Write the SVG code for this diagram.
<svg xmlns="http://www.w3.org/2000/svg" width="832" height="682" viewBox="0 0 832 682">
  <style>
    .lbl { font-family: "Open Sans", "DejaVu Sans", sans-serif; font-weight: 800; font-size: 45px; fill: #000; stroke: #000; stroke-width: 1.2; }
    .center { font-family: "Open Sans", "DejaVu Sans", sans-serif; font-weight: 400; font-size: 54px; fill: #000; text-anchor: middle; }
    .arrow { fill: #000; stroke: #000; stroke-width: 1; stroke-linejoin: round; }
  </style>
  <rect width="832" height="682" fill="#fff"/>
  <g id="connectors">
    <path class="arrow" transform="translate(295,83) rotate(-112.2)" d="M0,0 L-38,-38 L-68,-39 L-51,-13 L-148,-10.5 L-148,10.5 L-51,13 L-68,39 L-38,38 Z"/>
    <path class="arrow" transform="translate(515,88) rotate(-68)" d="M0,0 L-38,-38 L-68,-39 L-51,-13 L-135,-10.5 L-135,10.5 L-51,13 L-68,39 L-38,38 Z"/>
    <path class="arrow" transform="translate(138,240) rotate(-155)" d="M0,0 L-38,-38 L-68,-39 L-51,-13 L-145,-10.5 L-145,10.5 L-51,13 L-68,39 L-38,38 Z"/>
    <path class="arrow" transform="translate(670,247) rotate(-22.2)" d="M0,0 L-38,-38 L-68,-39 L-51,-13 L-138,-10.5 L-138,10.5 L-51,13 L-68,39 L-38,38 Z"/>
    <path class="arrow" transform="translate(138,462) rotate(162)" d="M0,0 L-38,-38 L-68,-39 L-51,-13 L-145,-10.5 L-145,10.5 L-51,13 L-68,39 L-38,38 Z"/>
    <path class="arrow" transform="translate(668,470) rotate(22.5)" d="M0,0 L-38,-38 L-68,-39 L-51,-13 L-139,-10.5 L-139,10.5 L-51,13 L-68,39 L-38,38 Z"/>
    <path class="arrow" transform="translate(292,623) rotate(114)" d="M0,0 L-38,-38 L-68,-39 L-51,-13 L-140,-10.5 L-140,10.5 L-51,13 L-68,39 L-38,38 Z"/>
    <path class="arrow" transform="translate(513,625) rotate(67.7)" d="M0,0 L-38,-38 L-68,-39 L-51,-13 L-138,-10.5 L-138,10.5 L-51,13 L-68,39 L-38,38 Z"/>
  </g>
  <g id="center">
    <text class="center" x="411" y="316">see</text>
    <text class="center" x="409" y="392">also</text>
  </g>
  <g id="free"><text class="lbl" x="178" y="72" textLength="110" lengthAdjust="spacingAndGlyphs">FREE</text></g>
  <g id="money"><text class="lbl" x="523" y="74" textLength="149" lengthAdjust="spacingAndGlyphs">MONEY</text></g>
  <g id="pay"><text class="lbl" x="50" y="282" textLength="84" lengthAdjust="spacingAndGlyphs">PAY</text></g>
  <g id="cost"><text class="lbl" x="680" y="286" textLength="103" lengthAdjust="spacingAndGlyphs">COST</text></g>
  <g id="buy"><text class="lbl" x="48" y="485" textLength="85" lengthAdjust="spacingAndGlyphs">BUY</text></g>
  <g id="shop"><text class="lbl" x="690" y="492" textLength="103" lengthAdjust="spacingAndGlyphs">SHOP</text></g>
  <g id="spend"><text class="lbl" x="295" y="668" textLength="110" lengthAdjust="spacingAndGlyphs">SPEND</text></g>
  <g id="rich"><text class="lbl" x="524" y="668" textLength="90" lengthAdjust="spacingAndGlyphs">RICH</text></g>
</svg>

> **To be done**: Copy every line of the material, please, keeping it exactly the same.

> **Correct answer**:
Write the SVG code for this diagram.
<svg xmlns="http://www.w3.org/2000/svg" width="832" height="682" viewBox="0 0 832 682">
  <style>
    .lbl { font-family: "Open Sans", "DejaVu Sans", sans-serif; font-weight: 800; font-size: 45px; fill: #000; stroke: #000; stroke-width: 1.2; }
    .center { font-family: "Open Sans", "DejaVu Sans", sans-serif; font-weight: 400; font-size: 54px; fill: #000; text-anchor: middle; }
    .arrow { fill: #000; stroke: #000; stroke-width: 1; stroke-linejoin: round; }
  </style>
  <rect width="832" height="682" fill="#fff"/>
  <g id="connectors">
    <path class="arrow" transform="translate(295,83) rotate(-112.2)" d="M0,0 L-38,-38 L-68,-39 L-51,-13 L-148,-10.5 L-148,10.5 L-51,13 L-68,39 L-38,38 Z"/>
    <path class="arrow" transform="translate(515,88) rotate(-68)" d="M0,0 L-38,-38 L-68,-39 L-51,-13 L-135,-10.5 L-135,10.5 L-51,13 L-68,39 L-38,38 Z"/>
    <path class="arrow" transform="translate(138,240) rotate(-155)" d="M0,0 L-38,-38 L-68,-39 L-51,-13 L-145,-10.5 L-145,10.5 L-51,13 L-68,39 L-38,38 Z"/>
    <path class="arrow" transform="translate(670,247) rotate(-22.2)" d="M0,0 L-38,-38 L-68,-39 L-51,-13 L-138,-10.5 L-138,10.5 L-51,13 L-68,39 L-38,38 Z"/>
    <path class="arrow" transform="translate(138,462) rotate(162)" d="M0,0 L-38,-38 L-68,-39 L-51,-13 L-145,-10.5 L-145,10.5 L-51,13 L-68,39 L-38,38 Z"/>
    <path class="arrow" transform="translate(668,470) rotate(22.5)" d="M0,0 L-38,-38 L-68,-39 L-51,-13 L-139,-10.5 L-139,10.5 L-51,13 L-68,39 L-38,38 Z"/>
    <path class="arrow" transform="translate(292,623) rotate(114)" d="M0,0 L-38,-38 L-68,-39 L-51,-13 L-140,-10.5 L-140,10.5 L-51,13 L-68,39 L-38,38 Z"/>
    <path class="arrow" transform="translate(513,625) rotate(67.7)" d="M0,0 L-38,-38 L-68,-39 L-51,-13 L-138,-10.5 L-138,10.5 L-51,13 L-68,39 L-38,38 Z"/>
  </g>
  <g id="center">
    <text class="center" x="411" y="316">see</text>
    <text class="center" x="409" y="392">also</text>
  </g>
  <g id="free"><text class="lbl" x="178" y="72" textLength="110" lengthAdjust="spacingAndGlyphs">FREE</text></g>
  <g id="money"><text class="lbl" x="523" y="74" textLength="149" lengthAdjust="spacingAndGlyphs">MONEY</text></g>
  <g id="pay"><text class="lbl" x="50" y="282" textLength="84" lengthAdjust="spacingAndGlyphs">PAY</text></g>
  <g id="cost"><text class="lbl" x="680" y="286" textLength="103" lengthAdjust="spacingAndGlyphs">COST</text></g>
  <g id="buy"><text class="lbl" x="48" y="485" textLength="85" lengthAdjust="spacingAndGlyphs">BUY</text></g>
  <g id="shop"><text class="lbl" x="690" y="492" textLength="103" lengthAdjust="spacingAndGlyphs">SHOP</text></g>
  <g id="spend"><text class="lbl" x="295" y="668" textLength="110" lengthAdjust="spacingAndGlyphs">SPEND</text></g>
  <g id="rich"><text class="lbl" x="524" y="668" textLength="90" lengthAdjust="spacingAndGlyphs">RICH</text></g>
</svg>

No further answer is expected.